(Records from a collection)
>> START
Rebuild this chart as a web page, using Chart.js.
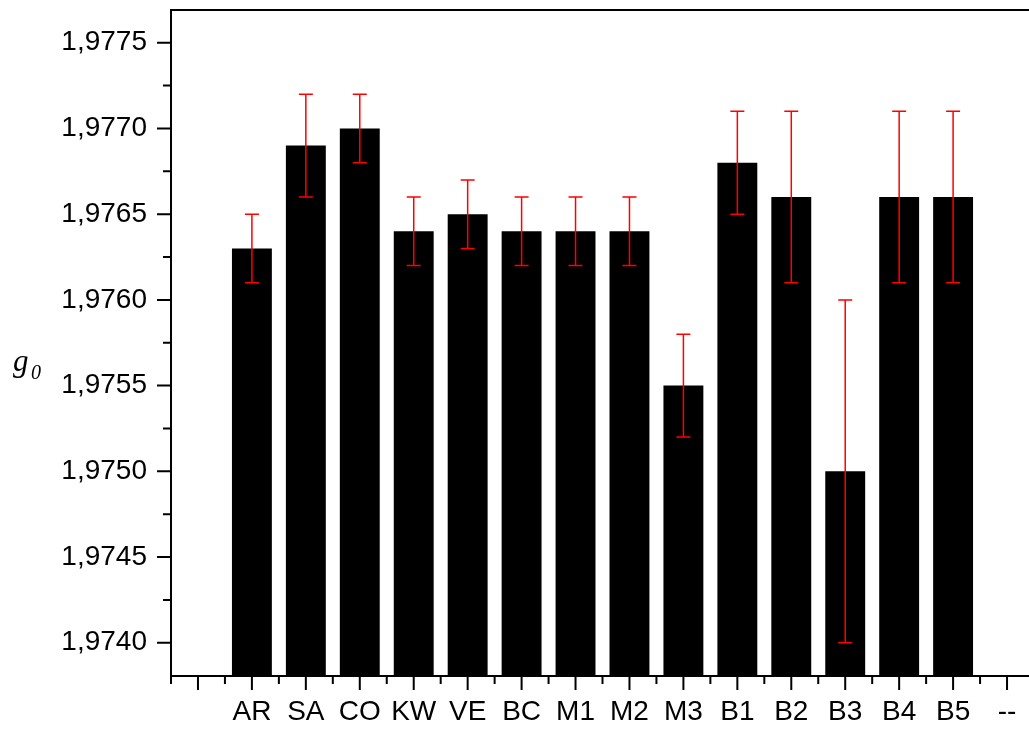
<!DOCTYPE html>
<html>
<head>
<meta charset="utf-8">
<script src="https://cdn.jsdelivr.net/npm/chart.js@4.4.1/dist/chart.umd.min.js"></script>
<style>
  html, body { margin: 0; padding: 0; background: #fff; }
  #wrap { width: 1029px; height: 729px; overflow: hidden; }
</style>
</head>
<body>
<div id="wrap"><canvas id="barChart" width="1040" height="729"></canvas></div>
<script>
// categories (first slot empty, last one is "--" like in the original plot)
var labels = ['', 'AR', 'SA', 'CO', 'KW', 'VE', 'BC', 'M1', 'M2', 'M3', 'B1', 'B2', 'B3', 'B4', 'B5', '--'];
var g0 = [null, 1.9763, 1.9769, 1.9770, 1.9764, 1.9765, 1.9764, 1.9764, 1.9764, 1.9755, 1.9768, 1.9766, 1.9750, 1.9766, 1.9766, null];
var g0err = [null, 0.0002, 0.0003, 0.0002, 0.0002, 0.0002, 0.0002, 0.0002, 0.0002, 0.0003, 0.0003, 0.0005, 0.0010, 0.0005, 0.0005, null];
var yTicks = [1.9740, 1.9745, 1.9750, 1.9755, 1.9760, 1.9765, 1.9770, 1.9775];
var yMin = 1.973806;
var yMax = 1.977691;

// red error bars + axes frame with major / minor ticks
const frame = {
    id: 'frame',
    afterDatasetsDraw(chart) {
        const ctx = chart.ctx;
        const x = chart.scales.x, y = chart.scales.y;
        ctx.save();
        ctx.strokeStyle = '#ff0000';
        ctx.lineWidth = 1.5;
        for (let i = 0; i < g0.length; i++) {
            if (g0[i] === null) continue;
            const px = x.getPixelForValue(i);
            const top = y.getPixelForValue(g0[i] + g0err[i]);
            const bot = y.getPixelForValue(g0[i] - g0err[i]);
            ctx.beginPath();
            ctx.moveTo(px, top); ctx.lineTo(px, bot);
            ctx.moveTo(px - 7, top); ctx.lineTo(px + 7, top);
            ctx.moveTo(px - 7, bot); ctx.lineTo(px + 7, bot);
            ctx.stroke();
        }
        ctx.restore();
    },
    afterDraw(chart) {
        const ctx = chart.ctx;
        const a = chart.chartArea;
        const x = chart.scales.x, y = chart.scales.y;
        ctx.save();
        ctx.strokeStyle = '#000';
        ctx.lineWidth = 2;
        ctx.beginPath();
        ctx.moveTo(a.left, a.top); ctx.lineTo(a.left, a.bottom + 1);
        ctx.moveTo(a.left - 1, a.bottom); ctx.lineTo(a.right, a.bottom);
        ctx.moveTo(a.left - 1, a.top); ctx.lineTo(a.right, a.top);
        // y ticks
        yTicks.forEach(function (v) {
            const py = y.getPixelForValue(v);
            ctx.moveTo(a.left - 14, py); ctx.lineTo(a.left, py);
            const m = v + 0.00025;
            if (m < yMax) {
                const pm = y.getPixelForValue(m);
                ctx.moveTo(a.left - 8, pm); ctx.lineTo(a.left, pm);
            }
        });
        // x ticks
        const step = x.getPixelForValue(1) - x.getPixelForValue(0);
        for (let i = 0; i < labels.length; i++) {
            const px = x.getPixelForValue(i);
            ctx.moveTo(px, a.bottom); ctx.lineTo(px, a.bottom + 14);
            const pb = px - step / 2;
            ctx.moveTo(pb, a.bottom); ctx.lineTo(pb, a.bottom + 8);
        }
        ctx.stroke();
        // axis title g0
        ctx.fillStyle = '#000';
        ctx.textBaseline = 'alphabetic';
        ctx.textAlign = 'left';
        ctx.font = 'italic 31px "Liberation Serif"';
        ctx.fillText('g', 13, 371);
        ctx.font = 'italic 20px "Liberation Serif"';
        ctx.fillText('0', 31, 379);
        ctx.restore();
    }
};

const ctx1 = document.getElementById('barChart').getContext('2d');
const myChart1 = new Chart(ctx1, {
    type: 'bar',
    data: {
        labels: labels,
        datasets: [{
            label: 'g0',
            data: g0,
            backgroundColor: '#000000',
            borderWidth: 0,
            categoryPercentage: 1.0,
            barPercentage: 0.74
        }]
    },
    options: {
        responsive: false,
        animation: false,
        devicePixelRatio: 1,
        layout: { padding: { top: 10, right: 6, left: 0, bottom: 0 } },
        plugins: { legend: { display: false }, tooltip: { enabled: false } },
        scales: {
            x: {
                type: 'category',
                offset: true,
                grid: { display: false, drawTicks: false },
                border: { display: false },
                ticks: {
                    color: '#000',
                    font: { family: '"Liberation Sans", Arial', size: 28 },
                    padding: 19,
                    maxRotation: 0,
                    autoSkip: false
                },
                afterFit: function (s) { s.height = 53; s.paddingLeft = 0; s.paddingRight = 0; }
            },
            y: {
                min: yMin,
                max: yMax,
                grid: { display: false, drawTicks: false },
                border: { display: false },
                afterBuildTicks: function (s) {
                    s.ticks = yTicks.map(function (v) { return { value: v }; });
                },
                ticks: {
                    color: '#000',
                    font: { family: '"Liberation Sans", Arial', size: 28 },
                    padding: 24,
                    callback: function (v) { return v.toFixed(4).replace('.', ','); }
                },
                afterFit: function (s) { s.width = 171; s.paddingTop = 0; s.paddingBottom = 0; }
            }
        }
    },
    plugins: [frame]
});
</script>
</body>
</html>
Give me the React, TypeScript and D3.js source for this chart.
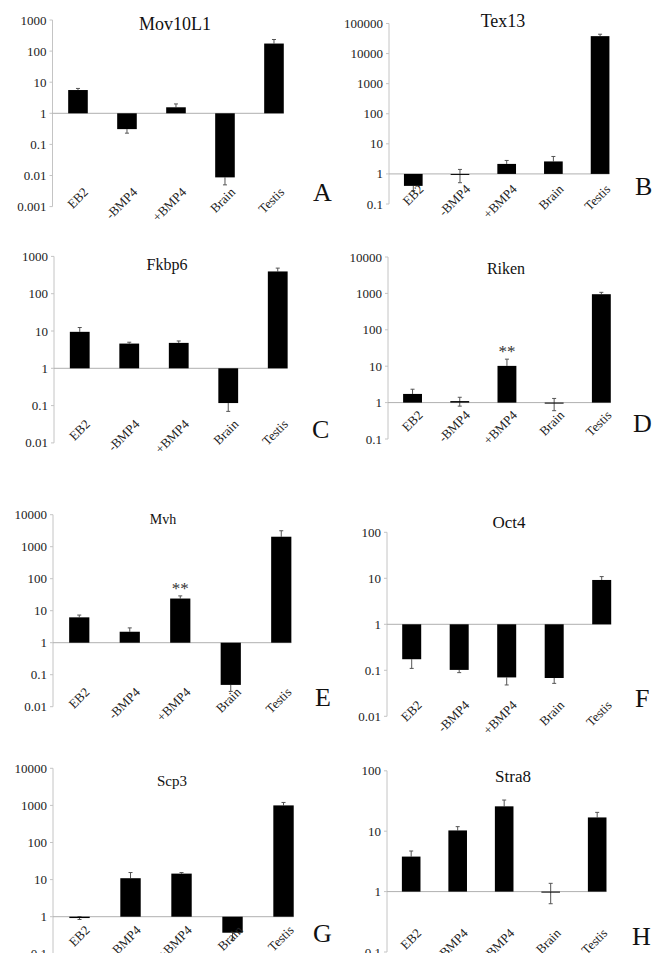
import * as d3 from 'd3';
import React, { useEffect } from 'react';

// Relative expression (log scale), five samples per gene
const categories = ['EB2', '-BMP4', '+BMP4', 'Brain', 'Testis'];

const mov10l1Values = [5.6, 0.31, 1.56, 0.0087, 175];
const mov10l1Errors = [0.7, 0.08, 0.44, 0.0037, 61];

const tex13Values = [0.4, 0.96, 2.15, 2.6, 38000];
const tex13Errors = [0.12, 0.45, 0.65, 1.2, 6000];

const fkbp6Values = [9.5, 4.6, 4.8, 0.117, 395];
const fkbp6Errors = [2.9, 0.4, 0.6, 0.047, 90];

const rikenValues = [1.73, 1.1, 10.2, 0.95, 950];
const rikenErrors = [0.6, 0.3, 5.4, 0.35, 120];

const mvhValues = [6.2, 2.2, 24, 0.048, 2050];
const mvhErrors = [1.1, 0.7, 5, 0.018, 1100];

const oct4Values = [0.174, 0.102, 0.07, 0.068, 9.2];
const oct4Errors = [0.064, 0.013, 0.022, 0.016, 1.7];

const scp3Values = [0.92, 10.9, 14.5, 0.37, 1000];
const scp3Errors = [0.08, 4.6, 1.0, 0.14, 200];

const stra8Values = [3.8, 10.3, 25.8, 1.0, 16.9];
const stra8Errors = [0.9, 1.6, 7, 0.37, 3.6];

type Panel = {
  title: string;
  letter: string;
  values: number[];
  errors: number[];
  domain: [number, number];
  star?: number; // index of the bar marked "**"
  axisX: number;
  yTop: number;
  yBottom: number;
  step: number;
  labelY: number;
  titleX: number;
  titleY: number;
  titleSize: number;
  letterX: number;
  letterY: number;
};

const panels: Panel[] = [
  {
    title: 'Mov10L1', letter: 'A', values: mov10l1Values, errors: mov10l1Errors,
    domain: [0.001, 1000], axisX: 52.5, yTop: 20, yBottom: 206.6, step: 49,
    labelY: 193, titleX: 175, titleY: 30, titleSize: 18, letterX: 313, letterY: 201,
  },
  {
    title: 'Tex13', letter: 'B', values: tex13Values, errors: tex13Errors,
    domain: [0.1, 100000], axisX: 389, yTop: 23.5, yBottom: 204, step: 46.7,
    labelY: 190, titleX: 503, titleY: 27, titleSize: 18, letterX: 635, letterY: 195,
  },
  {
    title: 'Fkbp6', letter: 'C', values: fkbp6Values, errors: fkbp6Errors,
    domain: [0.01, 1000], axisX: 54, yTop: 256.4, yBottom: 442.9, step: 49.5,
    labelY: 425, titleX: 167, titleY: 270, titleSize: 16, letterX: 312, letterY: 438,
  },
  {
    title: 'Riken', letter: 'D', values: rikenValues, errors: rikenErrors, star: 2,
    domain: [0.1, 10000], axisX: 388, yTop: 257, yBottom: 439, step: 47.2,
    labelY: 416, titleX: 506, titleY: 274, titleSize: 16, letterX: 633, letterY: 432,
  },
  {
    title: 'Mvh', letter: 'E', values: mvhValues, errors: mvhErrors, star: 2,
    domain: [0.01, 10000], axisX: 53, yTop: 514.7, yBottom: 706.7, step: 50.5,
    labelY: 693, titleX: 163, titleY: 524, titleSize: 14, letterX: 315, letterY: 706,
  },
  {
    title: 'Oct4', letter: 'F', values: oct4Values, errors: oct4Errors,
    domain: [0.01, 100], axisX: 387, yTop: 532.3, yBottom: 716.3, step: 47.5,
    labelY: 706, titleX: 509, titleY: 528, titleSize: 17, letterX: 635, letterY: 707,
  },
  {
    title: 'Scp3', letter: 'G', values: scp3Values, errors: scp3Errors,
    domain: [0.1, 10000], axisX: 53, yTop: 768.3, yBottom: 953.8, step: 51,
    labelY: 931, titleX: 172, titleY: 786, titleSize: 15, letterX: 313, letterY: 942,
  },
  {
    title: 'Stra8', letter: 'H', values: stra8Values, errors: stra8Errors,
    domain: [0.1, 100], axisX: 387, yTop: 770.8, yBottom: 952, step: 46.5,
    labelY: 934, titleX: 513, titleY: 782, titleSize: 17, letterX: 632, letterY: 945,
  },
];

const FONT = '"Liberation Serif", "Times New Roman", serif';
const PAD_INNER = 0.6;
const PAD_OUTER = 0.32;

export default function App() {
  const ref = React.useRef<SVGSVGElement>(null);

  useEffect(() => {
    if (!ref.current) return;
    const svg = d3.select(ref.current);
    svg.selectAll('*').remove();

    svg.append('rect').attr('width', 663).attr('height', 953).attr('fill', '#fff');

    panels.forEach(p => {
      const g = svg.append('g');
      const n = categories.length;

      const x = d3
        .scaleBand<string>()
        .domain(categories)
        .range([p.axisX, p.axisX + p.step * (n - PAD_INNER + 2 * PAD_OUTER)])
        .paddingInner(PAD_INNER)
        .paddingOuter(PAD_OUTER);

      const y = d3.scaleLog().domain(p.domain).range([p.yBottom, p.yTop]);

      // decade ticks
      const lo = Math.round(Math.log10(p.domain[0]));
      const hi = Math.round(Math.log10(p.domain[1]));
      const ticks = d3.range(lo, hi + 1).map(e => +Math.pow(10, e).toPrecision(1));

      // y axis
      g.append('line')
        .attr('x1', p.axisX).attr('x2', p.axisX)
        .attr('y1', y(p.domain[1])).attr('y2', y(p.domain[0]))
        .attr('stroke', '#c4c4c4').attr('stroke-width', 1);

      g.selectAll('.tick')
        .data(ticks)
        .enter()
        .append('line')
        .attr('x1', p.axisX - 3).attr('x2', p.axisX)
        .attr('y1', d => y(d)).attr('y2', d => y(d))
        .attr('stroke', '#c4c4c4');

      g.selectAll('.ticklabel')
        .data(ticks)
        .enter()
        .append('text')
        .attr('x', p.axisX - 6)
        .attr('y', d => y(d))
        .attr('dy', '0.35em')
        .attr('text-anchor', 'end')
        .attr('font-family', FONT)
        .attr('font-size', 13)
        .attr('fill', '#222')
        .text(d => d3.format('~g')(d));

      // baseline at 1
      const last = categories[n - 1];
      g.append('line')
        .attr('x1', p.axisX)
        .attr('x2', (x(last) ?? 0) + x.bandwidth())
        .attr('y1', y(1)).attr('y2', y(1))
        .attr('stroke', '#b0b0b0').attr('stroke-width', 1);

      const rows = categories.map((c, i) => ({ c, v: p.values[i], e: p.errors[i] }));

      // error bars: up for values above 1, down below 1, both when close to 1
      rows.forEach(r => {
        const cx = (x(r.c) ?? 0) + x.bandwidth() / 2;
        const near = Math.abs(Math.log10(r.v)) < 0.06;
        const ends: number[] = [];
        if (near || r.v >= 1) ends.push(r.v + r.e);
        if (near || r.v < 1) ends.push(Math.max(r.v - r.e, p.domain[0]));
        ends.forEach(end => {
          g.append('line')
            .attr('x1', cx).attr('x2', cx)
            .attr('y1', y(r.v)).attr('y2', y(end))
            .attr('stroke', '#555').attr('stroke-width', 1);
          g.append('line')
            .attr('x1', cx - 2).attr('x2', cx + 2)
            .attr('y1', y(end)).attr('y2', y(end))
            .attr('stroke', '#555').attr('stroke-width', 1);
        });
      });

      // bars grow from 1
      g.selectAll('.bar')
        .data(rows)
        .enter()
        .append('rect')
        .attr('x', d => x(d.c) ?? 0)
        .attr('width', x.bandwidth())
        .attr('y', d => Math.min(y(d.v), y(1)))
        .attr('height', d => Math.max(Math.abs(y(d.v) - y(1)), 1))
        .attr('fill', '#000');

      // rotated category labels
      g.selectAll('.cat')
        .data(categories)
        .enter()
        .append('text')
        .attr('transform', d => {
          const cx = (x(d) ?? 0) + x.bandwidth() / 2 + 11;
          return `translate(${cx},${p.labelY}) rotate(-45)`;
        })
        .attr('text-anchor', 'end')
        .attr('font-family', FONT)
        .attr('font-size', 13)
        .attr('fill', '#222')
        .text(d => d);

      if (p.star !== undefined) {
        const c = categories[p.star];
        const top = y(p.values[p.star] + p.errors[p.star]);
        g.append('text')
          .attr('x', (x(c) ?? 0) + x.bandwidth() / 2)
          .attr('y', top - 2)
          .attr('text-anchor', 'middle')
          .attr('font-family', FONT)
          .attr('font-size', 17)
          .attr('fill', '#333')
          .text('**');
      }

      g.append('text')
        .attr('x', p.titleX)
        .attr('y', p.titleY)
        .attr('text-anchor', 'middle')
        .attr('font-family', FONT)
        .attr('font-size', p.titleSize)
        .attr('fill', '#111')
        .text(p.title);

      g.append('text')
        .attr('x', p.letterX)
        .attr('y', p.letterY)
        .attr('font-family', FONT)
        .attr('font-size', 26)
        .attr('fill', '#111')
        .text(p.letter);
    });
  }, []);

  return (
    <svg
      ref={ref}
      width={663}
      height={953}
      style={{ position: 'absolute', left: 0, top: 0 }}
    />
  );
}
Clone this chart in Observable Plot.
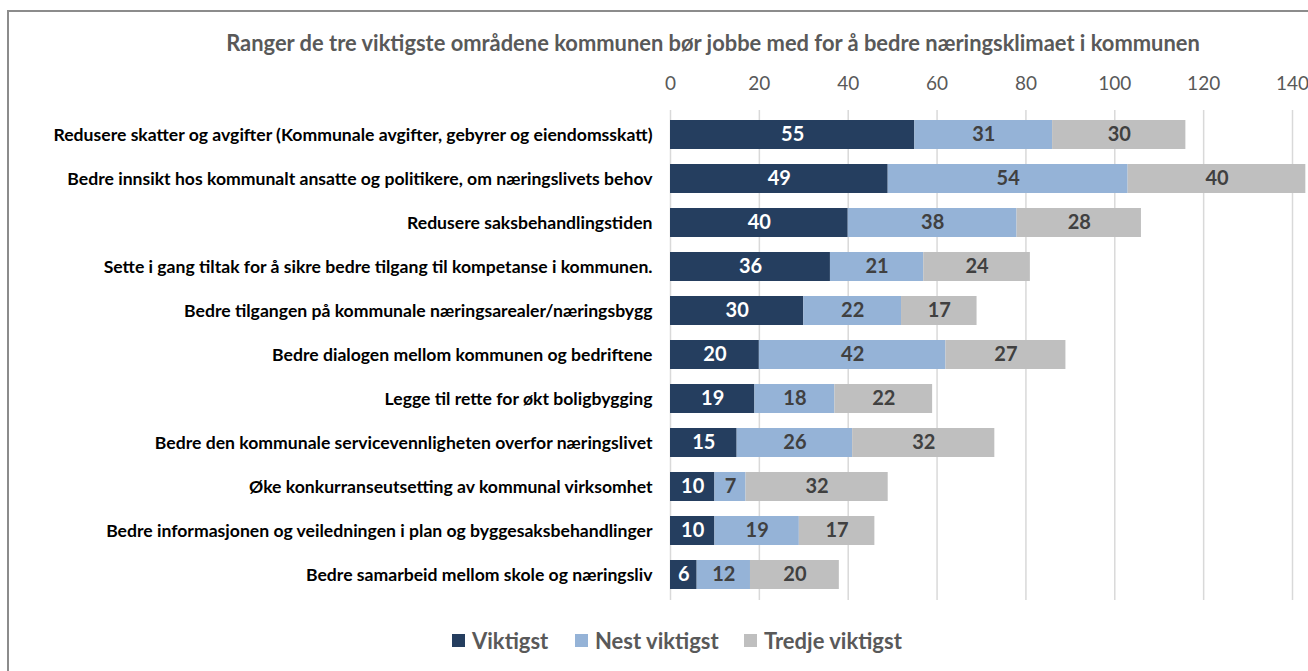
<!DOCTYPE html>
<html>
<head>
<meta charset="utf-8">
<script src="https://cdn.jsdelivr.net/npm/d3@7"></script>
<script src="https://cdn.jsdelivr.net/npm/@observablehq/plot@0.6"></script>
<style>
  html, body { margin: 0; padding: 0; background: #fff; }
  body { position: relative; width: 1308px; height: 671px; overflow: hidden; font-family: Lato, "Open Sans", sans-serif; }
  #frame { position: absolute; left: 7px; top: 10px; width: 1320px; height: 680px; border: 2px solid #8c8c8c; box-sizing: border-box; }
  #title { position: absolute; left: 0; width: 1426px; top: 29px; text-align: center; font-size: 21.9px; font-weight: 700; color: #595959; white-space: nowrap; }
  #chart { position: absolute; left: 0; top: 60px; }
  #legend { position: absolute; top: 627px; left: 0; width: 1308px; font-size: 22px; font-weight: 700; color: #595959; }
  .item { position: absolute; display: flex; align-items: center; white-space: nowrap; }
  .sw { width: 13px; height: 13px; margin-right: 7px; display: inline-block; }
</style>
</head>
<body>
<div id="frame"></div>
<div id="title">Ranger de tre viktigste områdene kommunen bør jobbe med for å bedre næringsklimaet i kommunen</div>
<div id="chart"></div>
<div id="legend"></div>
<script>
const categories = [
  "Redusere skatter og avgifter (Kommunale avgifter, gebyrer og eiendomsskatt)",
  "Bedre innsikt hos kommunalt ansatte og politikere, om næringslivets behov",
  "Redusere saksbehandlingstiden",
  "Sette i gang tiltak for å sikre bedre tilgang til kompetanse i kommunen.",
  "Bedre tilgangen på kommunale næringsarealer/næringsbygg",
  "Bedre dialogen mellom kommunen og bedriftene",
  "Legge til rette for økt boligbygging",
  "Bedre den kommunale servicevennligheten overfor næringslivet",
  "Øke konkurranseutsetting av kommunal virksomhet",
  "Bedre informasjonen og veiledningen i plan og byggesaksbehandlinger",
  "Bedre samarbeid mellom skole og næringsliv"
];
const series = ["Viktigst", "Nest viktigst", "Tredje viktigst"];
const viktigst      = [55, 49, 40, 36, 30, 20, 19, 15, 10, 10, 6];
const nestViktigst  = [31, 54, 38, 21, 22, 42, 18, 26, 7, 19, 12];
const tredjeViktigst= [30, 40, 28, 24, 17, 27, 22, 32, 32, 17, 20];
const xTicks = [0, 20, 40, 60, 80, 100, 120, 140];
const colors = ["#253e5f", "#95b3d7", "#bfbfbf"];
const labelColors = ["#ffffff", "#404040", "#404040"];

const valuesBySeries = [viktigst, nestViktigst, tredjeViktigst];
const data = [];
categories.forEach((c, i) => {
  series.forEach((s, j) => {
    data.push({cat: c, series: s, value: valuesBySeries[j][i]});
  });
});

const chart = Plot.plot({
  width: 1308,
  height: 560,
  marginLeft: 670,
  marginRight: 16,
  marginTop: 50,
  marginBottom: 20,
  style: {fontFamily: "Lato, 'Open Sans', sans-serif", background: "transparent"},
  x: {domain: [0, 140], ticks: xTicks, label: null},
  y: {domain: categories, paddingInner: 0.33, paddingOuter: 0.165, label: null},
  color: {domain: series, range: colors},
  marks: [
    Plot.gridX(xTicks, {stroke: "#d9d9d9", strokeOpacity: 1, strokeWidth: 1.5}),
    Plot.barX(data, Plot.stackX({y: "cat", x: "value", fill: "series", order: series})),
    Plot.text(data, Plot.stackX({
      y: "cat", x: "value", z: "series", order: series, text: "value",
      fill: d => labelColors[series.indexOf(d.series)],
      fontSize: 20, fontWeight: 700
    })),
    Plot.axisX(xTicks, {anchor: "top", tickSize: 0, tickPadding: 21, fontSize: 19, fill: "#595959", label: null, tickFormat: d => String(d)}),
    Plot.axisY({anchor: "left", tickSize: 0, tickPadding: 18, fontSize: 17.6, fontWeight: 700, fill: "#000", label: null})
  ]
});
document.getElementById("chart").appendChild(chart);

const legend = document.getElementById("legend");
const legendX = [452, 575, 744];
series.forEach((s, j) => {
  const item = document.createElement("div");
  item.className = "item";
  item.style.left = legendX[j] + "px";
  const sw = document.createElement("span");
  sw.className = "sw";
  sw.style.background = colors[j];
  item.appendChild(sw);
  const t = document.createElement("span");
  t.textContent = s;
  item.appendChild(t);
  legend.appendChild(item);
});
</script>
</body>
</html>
>> END
:: Instructions for the task ::
Repeat only the lines from the beginning of the material through the line containing "var yMax = 1.977691;", both ends kept, leaving pictures out.

:: Finished answer ::
Rebuild this chart as a web page, using Chart.js.
<!DOCTYPE html>
<html>
<head>
<meta charset="utf-8">
<script src="https://cdn.jsdelivr.net/npm/chart.js@4.4.1/dist/chart.umd.min.js"></script>
<style>
  html, body { margin: 0; padding: 0; background: #fff; }
  #wrap { width: 1029px; height: 729px; overflow: hidden; }
</style>
</head>
<body>
<div id="wrap"><canvas id="barChart" width="1040" height="729"></canvas></div>
<script>
// categories (first slot empty, last one is "--" like in the original plot)
var labels = ['', 'AR', 'SA', 'CO', 'KW', 'VE', 'BC', 'M1', 'M2', 'M3', 'B1', 'B2', 'B3', 'B4', 'B5', '--'];
var g0 = [null, 1.9763, 1.9769, 1.9770, 1.9764, 1.9765, 1.9764, 1.9764, 1.9764, 1.9755, 1.9768, 1.9766, 1.9750, 1.9766, 1.9766, null];
var g0err = [null, 0.0002, 0.0003, 0.0002, 0.0002, 0.0002, 0.0002, 0.0002, 0.0002, 0.0003, 0.0003, 0.0005, 0.0010, 0.0005, 0.0005, null];
var yTicks = [1.9740, 1.9745, 1.9750, 1.9755, 1.9760, 1.9765, 1.9770, 1.9775];
var yMin = 1.973806;
var yMax = 1.977691;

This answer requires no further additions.